*Problem*:
Every line of the listing must be reproduced as it stands. Leave the images behind.

:: Data shown

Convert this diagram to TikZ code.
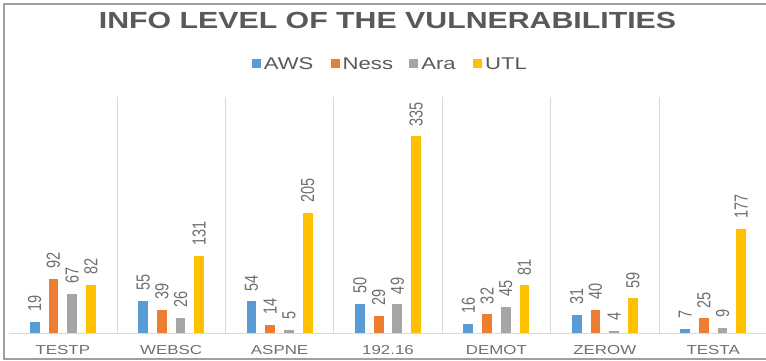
\documentclass[tikz,border=0pt]{standalone}
\usepackage{fontspec}
\setmainfont{Liberation Sans}[FakeStretch=1.3]
\newfontfamily\numfont{Liberation Sans}
\usepackage{graphicx}
\usetikzlibrary{positioning}

\definecolor{aws}{HTML}{5B9BD5}
\definecolor{ness}{HTML}{ED7D31}
\definecolor{ara}{HTML}{A5A5A5}
\definecolor{utl}{HTML}{FFC000}
\definecolor{titulo}{HTML}{595959}
\definecolor{etiq}{HTML}{6F6F6F}
\definecolor{rejilla}{HTML}{D9D9D9}
\definecolor{marco}{HTML}{A0A0A0}

\begin{document}
\begin{tikzpicture}[
    x=1pt, y=1pt,
    valor/.style={rotate=90, anchor=west, inner sep=0pt, text=etiq, font=\numfont\fontsize{14.5}{17}\selectfont},
    categoria/.style={inner sep=0pt, text=etiq, font=\fontsize{13}{15}\selectfont},
    cuadro/.style={minimum size=9pt, inner sep=0pt},
    leyenda/.style={inner sep=0pt, text=titulo, font=\fontsize{17}{20}\selectfont},
    separador/.style={draw=rejilla, line width=0.8pt}
]
\useasboundingbox (0,0) rectangle (766,361);

% Marco exterior
\draw[marco, line width=2pt] (3.7,1.7) rectangle (772,357);

% Titulo
\node[inner sep=0pt, text=titulo, font=\bfseries\fontsize{23.3}{28}\selectfont] (titulo) at (387.5,341)
{INFO LEVEL OF THE VULNERABILITIES};

% Leyenda
\node[cuadro, fill=aws] (sqaws) at (256.5,297.5) {};
\node[leyenda, right=2.5pt of sqaws] (laws) {AWS};
\node[cuadro, fill=ness, right=17pt of laws] (sqness) {};
\node[leyenda, right=2.5pt of sqness] (lness) {Ness};
\node[cuadro, fill=ara, right=16pt of lness] (sqara) {};
\node[leyenda, right=2.5pt of sqara] (lara) {Ara};
\node[cuadro, fill=utl, right=17pt of lara] (squtl) {};
\node[leyenda, right=2.5pt of squtl] (lutl) {UTL};

% Separadores y eje
\foreach \k in {1,...,6}
    \draw[separador] (8.6+108.4*\k,28) -- (8.6+108.4*\k,264);
\draw[separador] (8.6,28) -- (772,28);

% Barras y etiquetas
\foreach \cat/\a/\b/\c/\d [count=\i from 0] in {TESTP/19/92/67/82, WEBSC/55/39/26/131,
    ASPNE/54/14/5/205, 192.16/50/29/49/335, DEMOT/16/32/45/81, ZEROW/31/40/4/59, TESTA/7/25/9/177} {
    \pgfmathsetmacro\cx{62.8+108.4*\i}
    \node[categoria] (cat\i) at (\cx,10.7) {\cat};
    \foreach \v/\col/\off [count=\j] in {\a/aws/-28.05, \b/ness/-9.35, \c/ara/9.35, \d/utl/28.05} {
        \fill[\col] (\cx+\off-4.9,28) rectangle (\cx+\off+4.9,28+0.587*\v);
        \node[valor] (val\i-\j) at (\cx+\off,28+0.587*\v+10) {\scalebox{1}[1.3]{\v}};
    }
}

\end{tikzpicture}
\end{document}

::::

*Output of the task*:
Convert this diagram to TikZ code.
\documentclass[tikz,border=0pt]{standalone}
\usepackage{fontspec}
\setmainfont{Liberation Sans}[FakeStretch=1.3]
\newfontfamily\numfont{Liberation Sans}
\usepackage{graphicx}
\usetikzlibrary{positioning}

\definecolor{aws}{HTML}{5B9BD5}
\definecolor{ness}{HTML}{ED7D31}
\definecolor{ara}{HTML}{A5A5A5}
\definecolor{utl}{HTML}{FFC000}
\definecolor{titulo}{HTML}{595959}
\definecolor{etiq}{HTML}{6F6F6F}
\definecolor{rejilla}{HTML}{D9D9D9}
\definecolor{marco}{HTML}{A0A0A0}

\begin{document}
\begin{tikzpicture}[
    x=1pt, y=1pt,
    valor/.style={rotate=90, anchor=west, inner sep=0pt, text=etiq, font=\numfont\fontsize{14.5}{17}\selectfont},
    categoria/.style={inner sep=0pt, text=etiq, font=\fontsize{13}{15}\selectfont},
    cuadro/.style={minimum size=9pt, inner sep=0pt},
    leyenda/.style={inner sep=0pt, text=titulo, font=\fontsize{17}{20}\selectfont},
    separador/.style={draw=rejilla, line width=0.8pt}
]
\useasboundingbox (0,0) rectangle (766,361);

% Marco exterior
\draw[marco, line width=2pt] (3.7,1.7) rectangle (772,357);

% Titulo
\node[inner sep=0pt, text=titulo, font=\bfseries\fontsize{23.3}{28}\selectfont] (titulo) at (387.5,341)
{INFO LEVEL OF THE VULNERABILITIES};

% Leyenda
\node[cuadro, fill=aws] (sqaws) at (256.5,297.5) {};
\node[leyenda, right=2.5pt of sqaws] (laws) {AWS};
\node[cuadro, fill=ness, right=17pt of laws] (sqness) {};
\node[leyenda, right=2.5pt of sqness] (lness) {Ness};
\node[cuadro, fill=ara, right=16pt of lness] (sqara) {};
\node[leyenda, right=2.5pt of sqara] (lara) {Ara};
\node[cuadro, fill=utl, right=17pt of lara] (squtl) {};
\node[leyenda, right=2.5pt of squtl] (lutl) {UTL};

% Separadores y eje
\foreach \k in {1,...,6}
    \draw[separador] (8.6+108.4*\k,28) -- (8.6+108.4*\k,264);
\draw[separador] (8.6,28) -- (772,28);

% Barras y etiquetas
\foreach \cat/\a/\b/\c/\d [count=\i from 0] in {TESTP/19/92/67/82, WEBSC/55/39/26/131,
    ASPNE/54/14/5/205, 192.16/50/29/49/335, DEMOT/16/32/45/81, ZEROW/31/40/4/59, TESTA/7/25/9/177} {
    \pgfmathsetmacro\cx{62.8+108.4*\i}
    \node[categoria] (cat\i) at (\cx,10.7) {\cat};
    \foreach \v/\col/\off [count=\j] in {\a/aws/-28.05, \b/ness/-9.35, \c/ara/9.35, \d/utl/28.05} {
        \fill[\col] (\cx+\off-4.9,28) rectangle (\cx+\off+4.9,28+0.587*\v);
        \node[valor] (val\i-\j) at (\cx+\off,28+0.587*\v+10) {\scalebox{1}[1.3]{\v}};
    }
}

\end{tikzpicture}
\end{document}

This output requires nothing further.